One of the big inspirations I had in writing the original Spinsterella was something actress Persia White said on a radio show in 2009 or so about being so dark inside because she was light skinned. That got me thinking about the dark side of being a light skinned Black person.
The other thing that inspired me to create the Matilda Crowley character was Tia Mowry’s relationship with her father. Tia Mowry has a very close relationship with her White father and the love between them goes far beyond the color of their skin. I’d love to develop the relationship between Matilda and her father Jason in the next story and show how they became close during this troubling time for her. In that relationship I’d be exploring Matilda’s conflicting feelings for her father, being told she’s “Acting White”.
I’ve got a lot of ideas for this project. I’d love to write it as a Tim Burtonesque kind of teen comedy.

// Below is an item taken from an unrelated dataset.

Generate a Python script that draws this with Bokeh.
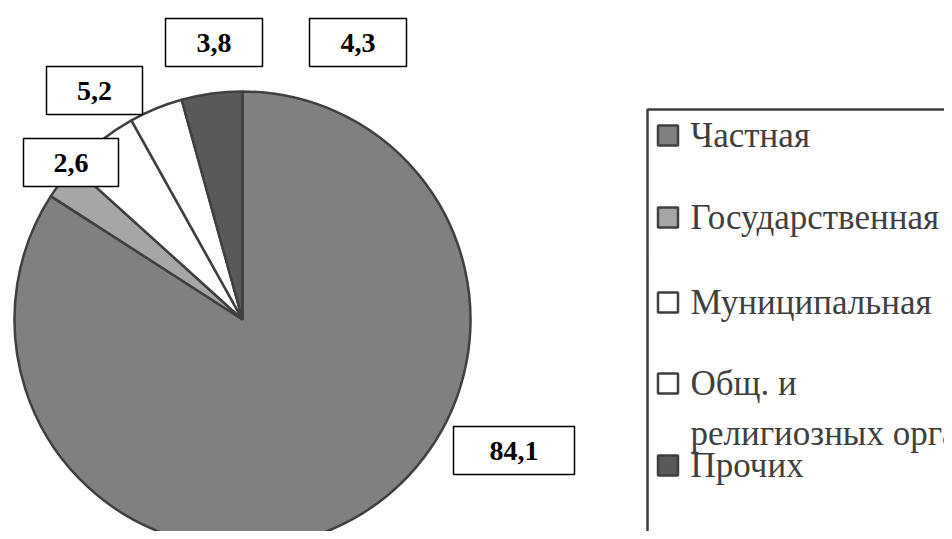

Something just like the original Spinsterella filled with dark humor, satire, and ironic wit, the staples of the Goth subculture. And I’d love to make a commentary about how backwards the monolithic view of what most Black people consider what being “Black” truly is. What is really “Black” should be defined by Black people and feature all the shades and textures of our culture not something that makes White people feel comfortable.
From a business standpoint I’d love to put a Spinsterella prequel into production is because A little YA novel I did back in 2013 called The Thetas is still one of my biggest hits. That story about the origins of then 19-year-old John Haynes supporting character Colleen Anderson while she pledged the mysterious Theta Sorority proved to be quite popular with women of all ages and all races. I’d like to think readers Goth and nongoth would be excited to learn all about what would make a girl want to become a part of the Goth Subculture.
All of this is brainstorming right now, and nothing is concrete. But this is a project I’d love to get started on. But I’ve got a Kickstarter planned and four other books in the queue. We’ll see what happens.